Majdanek había sido creado en 1941, por el comandante las SS Heinrich Himmler, para recibir a los prisioneros de guerra polacos. En 1943 abrió sus puertas y le dio la bienvenida a todas las minorías discriminadas por los nazis. Majdanek no estaba escondido, ni cercado por un predio de bosques como otros campos de concentración, sino que estaba a la vista de los habitantes de Lublín. Pero nadie veía ni oía nada. Y yo estaba allí, luego de más de 65 años de su creación y seguía escuchando las voces de gente inocente. En otra barraca veía sus valijas, cada una con su nombre y sus documentos; me pregunto de qué les habrá servido tener una identidad a esas personas, si fue arrebatada por completo. En la siguiente, una fila de camas marineras de madera gastada; cuántos sueños habrán tenido arriba de esos lechos aquellos cuerpos asesinados; sueños que deben seguir descansando entre las camas marineras de madera, esperando que alguien los cumpla, aunque saben que eso jamás pasará. Arriba de algunas camas había muñecas que pertenecían a algún niño inocente. La muñeca seguía allí, esperando que su dueño la viniera a rescatar.
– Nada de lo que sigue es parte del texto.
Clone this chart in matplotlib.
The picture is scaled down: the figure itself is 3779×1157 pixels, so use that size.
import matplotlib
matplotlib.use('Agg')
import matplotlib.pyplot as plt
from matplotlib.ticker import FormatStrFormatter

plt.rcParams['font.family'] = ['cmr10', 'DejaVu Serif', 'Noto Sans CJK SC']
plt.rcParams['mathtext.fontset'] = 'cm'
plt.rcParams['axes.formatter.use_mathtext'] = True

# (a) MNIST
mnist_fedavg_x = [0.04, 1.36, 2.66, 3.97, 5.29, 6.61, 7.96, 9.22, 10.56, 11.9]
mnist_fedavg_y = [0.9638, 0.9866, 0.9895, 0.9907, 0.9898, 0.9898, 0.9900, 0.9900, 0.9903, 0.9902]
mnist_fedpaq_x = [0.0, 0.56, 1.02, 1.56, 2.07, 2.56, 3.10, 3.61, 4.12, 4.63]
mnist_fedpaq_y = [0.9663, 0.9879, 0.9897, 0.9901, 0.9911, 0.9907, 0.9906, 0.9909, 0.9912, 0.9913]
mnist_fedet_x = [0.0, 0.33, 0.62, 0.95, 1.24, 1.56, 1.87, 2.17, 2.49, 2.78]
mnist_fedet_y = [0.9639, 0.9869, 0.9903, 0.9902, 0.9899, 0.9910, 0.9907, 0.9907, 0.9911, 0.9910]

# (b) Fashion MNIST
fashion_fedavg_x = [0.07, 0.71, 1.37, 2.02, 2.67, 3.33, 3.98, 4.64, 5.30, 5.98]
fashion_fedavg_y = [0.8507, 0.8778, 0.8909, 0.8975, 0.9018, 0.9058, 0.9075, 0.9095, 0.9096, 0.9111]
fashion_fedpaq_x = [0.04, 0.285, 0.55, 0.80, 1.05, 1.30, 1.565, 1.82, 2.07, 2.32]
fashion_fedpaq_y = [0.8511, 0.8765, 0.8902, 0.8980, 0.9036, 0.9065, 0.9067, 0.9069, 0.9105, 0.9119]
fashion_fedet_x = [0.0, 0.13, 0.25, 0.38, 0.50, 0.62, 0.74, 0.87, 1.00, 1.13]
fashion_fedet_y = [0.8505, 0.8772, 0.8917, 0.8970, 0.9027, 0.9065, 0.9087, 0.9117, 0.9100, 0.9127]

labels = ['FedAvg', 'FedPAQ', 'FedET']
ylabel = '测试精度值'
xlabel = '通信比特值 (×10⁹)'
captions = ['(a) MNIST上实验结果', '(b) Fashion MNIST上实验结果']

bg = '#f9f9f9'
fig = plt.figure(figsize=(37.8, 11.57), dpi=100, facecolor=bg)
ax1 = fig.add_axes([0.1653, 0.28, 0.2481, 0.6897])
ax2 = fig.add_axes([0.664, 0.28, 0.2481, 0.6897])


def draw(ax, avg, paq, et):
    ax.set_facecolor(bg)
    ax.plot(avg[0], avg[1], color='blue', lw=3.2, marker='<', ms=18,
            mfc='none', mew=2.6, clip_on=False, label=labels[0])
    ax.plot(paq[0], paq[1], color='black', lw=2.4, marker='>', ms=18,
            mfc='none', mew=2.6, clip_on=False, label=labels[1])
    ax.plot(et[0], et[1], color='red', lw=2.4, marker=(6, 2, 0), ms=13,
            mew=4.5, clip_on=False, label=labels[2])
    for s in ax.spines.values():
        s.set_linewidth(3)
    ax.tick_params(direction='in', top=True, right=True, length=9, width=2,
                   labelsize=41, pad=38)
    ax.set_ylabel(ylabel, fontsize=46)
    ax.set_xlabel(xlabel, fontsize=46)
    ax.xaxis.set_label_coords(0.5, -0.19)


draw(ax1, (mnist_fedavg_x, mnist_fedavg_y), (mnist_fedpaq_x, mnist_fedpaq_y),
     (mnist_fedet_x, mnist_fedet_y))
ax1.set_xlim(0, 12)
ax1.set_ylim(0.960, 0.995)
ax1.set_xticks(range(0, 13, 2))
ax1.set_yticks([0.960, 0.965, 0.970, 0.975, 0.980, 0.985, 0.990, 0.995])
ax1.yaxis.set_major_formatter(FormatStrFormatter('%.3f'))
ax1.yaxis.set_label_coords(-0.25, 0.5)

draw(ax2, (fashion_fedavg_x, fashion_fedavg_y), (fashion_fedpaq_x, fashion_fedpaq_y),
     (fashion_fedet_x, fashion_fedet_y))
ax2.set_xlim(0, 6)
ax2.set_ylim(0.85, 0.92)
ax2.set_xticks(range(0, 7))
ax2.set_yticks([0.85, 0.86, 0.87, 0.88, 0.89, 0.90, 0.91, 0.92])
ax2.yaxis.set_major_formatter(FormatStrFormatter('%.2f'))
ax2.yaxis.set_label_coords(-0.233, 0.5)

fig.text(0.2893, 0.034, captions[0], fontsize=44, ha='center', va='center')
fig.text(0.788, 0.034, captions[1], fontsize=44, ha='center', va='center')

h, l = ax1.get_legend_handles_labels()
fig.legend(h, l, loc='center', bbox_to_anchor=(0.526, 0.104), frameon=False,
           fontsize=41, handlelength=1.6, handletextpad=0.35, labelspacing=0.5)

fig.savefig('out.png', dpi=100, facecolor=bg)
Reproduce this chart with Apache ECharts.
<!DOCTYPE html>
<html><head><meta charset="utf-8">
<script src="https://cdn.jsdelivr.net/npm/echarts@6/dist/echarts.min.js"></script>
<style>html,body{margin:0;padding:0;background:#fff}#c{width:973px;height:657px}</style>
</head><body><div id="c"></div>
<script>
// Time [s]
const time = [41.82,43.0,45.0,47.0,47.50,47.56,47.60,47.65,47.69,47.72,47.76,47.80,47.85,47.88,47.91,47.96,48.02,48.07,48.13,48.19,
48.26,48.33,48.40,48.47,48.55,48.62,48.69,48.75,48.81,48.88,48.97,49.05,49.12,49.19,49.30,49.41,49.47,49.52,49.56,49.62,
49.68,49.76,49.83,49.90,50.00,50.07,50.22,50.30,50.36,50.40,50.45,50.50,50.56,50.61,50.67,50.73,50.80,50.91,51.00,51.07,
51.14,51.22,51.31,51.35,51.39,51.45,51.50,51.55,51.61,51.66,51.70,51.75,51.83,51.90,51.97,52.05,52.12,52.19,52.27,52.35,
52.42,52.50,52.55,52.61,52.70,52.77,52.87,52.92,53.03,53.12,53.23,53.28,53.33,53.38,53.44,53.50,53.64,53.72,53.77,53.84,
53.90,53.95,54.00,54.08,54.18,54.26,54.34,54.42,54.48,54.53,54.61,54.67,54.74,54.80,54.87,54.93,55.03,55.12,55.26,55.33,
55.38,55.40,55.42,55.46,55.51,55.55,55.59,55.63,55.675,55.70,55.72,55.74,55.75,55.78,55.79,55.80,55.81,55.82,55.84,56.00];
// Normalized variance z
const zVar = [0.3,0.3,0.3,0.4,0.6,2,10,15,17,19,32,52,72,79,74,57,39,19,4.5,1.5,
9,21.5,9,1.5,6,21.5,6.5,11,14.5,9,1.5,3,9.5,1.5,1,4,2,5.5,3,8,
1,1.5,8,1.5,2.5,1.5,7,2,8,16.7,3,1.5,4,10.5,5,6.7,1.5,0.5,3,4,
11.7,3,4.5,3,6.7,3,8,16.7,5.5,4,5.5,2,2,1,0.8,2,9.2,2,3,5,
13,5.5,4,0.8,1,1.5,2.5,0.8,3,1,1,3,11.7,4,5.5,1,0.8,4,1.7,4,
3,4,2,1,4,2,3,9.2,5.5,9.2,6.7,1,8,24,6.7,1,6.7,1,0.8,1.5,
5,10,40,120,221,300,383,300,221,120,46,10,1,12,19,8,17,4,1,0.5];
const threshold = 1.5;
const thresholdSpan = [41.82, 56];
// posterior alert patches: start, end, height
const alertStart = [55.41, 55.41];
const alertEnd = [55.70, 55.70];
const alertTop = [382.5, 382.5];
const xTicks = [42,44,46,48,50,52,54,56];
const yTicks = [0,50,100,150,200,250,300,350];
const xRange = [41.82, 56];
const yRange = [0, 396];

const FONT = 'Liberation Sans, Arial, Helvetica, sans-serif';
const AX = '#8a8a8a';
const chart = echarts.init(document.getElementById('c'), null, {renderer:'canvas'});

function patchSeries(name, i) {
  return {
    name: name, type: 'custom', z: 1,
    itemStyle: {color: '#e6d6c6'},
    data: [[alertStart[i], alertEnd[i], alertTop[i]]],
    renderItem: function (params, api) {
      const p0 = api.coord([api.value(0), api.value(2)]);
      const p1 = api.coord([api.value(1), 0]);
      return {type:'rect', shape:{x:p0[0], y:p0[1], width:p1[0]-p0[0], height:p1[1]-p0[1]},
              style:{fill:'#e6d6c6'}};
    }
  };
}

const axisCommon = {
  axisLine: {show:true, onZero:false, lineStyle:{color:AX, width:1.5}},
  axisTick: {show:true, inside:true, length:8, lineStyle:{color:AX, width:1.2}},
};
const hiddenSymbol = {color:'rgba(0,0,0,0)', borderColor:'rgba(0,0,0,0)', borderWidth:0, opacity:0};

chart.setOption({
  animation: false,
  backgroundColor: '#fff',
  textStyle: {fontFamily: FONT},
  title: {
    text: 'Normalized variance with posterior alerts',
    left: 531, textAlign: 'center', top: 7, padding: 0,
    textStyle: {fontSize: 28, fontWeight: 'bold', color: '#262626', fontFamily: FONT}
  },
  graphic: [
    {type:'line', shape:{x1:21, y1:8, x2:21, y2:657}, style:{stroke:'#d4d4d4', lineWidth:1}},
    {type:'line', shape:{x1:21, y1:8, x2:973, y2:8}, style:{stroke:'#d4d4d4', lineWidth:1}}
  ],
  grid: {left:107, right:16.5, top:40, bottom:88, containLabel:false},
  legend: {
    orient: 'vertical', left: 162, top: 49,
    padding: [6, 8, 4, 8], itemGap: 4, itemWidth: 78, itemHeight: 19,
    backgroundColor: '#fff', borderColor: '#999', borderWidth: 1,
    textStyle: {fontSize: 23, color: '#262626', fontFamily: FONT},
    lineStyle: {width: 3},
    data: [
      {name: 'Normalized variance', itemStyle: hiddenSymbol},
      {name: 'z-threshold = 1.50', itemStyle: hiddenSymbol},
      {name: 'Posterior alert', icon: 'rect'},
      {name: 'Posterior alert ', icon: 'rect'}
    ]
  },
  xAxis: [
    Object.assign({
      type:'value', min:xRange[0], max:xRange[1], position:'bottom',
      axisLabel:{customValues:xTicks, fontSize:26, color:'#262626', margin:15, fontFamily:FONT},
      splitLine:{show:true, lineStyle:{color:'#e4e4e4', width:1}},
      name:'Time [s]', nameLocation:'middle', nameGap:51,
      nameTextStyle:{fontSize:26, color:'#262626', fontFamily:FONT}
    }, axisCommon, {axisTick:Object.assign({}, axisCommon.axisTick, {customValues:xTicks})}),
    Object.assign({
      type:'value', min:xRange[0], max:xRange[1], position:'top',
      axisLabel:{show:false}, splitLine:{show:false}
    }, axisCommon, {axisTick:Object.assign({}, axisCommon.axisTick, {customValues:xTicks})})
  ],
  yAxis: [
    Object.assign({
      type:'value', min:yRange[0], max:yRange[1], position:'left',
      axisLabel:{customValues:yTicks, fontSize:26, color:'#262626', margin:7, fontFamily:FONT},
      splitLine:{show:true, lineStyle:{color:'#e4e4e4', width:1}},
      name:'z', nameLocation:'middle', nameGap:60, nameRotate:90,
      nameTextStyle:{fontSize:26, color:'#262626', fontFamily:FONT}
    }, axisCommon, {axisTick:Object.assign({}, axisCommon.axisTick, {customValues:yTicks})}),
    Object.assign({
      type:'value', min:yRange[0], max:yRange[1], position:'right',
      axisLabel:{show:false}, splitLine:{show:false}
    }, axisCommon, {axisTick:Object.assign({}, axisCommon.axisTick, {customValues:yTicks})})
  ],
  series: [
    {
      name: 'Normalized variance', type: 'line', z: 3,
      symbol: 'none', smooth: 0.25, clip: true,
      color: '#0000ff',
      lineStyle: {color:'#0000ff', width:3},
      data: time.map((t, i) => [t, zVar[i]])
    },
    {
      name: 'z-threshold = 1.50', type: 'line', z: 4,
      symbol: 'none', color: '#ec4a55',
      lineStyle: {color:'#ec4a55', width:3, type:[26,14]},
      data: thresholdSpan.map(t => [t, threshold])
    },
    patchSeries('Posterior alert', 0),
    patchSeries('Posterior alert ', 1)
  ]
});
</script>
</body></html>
Ahora veía pelo, mucho pelo. En esa barraca se podía ver la industrialización de la muerte. No los mataban nada más. Los degradaban, los exterminaban. Con el pelo que les quitaban construían sus tapados de pieles. También los utilizaban como conejillos de india para experimentos científicos, y así los convertían en ratas. Casi llegando al final del campo se encontraba aquella sala rara: era la zona de los hornos. Pero antes la industrialización de la muerte continuaba; los cuerpos ya sin vida pasaban por una mesa de disección donde les extraían las cosas valiosas: dientes de oro, de plata. Ni siquiera ya muertos podían descansar en paz. Me animé a tocarla y sentí la necesidad de lavarme las manos. Ingresé a los hornos, cada uno de ellos cubiertos con velitas que reemplazaban a los cuerpos que alguna vez allí estuvieron.

Había estado 7 horas encerrada en Majdanek y todavía no podía irme. Una parte mía quería quedarse, como si necesitará volver el tiempo atrás. Otra necesitaba salir de inmediato, tenía miedo y quería salvarse. Ya me acercaba al final y sentía que el gris se iba degradando a colores cada vez más claros. Tenía curiosidad por saber si al salir de allí sería la misma. El Mausolo de las cenizas era lo último que me quedaba por conocer. Allí yacían las cenizas de las víctimas incineradas. Las rodeaba un monumento construido por los rusos. Comencé a caminar hacia la salida, pero mi mirada seguía en cada uno de los rincones de Majdanek. Estaba triste, pero tenía una euforia contenida que quería gritar: “Estuve en un campo de concentración y salí con vida”. Se me vino la imagen de las velitas de los hornos a la mente, la gente prendía una vela y se acercaba pensativa. Recordé la paz mundial. Hay tanta miseria, muertes y guerras en nuestras narices y nosotros no logramos verlo. Es triste. A veces uno tiene que viajar tan lejos para darse cuenta de la realidad: lejos en la historia y lejos en el espacio. De repente resonaba en mi cabeza una vieja frase de Albert Einstein: “El mundo es muy peligroso para vivir en él, no por quienes cometen maldad sino por aquellos que ven y permiten que eso ocurra”.